The passage of Chadsford was defended by an intrenchment and battery. The republicans stood firm at first; but upon intelligence of the defeat of their right, and seeing some of the British troops who had penetrated through the woods come out upon their flank, they retired in disorder, abandoning their artillery and munitions to the German general. In their retreat, or rather flight, they passed behind the position of General Greene, who still defended himself, and was the last to quit the field of battle. Finally, it being already dark, after a long and obstinate conflict, he also retired. The whole army retreated that night to Chester, and the day following to Philadelphia.
There the fugitives arrived incessantly, having effected their escape through by-ways and circuitous routes. The victors passed the night on the field of battle. If darkness had not arrived seasonably, it is very probable that the whole American army would have been destroyed. The loss of the republicans was computed at about three hundred killed, six hundred wounded, and near four hundred taken prisoners. They also lost ten field-pieces and a howitzer. The loss in the royal army was not in proportion, being something under five hundred, of which the slain did not amount to one-fifth.
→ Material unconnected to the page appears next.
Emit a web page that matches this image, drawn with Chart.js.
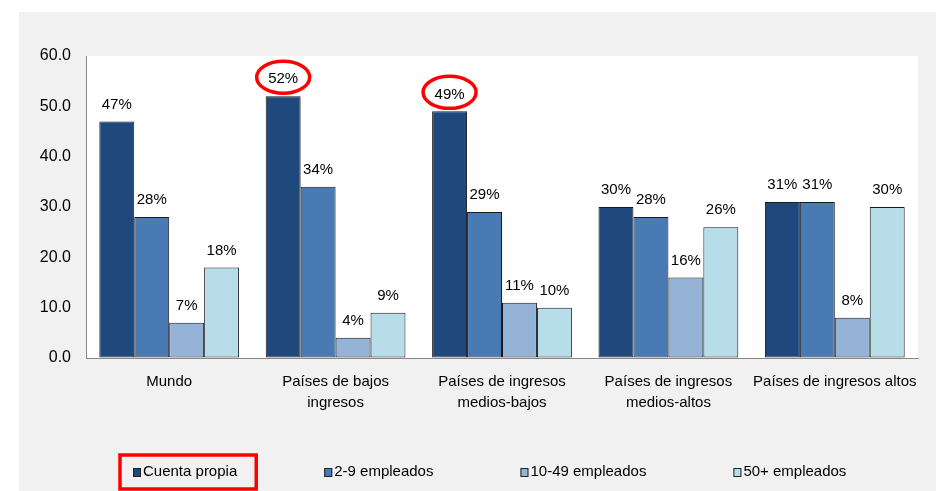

The foreign officers, Count Pulaski, a noble Pole, Lafayette, Captain de Fleury, and the Baron St. Ovary, were of great use to the Americans in this conflict. St. Ovary was taken prisoner, and Lafayette wounded. The defeat did not discourage Congress, which had resumed its sessions in Philadelphia, nor Washington, who took active measures to retrieve his losses. Within a few days after the defeat he advanced again, and offered battle to the approaching enemy. But there came so violent a rainfall as seriously to injure the arms and ammunition of the Americans, and Washington was forced to withdraw his army. Meanwhile, General Wayne was surprised by a night attack at Paoli, assailed with the bayonet, and had three hundred men killed out of a total of fifteen hundred. This assault, which was little else than a massacre, was long remembered with indignation by the Americans. Washington now, finding the extensive magazines of provisions and military stores which he had formed at Reading threatened by the British, moved to cover them, and abandoned Philadelphia, which was occupied by the enemy on the 26th of September. Congress adjourned to Lancaster. Yet Washington's activity continued unremitting. Batteries were erected on the Delaware, and obstructions sunk, to prevent the British fleet from ascending the river. Learning that Howe had sent some regiments to reduce these batteries, Washington took the opportunity, on October 4, to fall upon the weakened British army, then encamped at Germantown.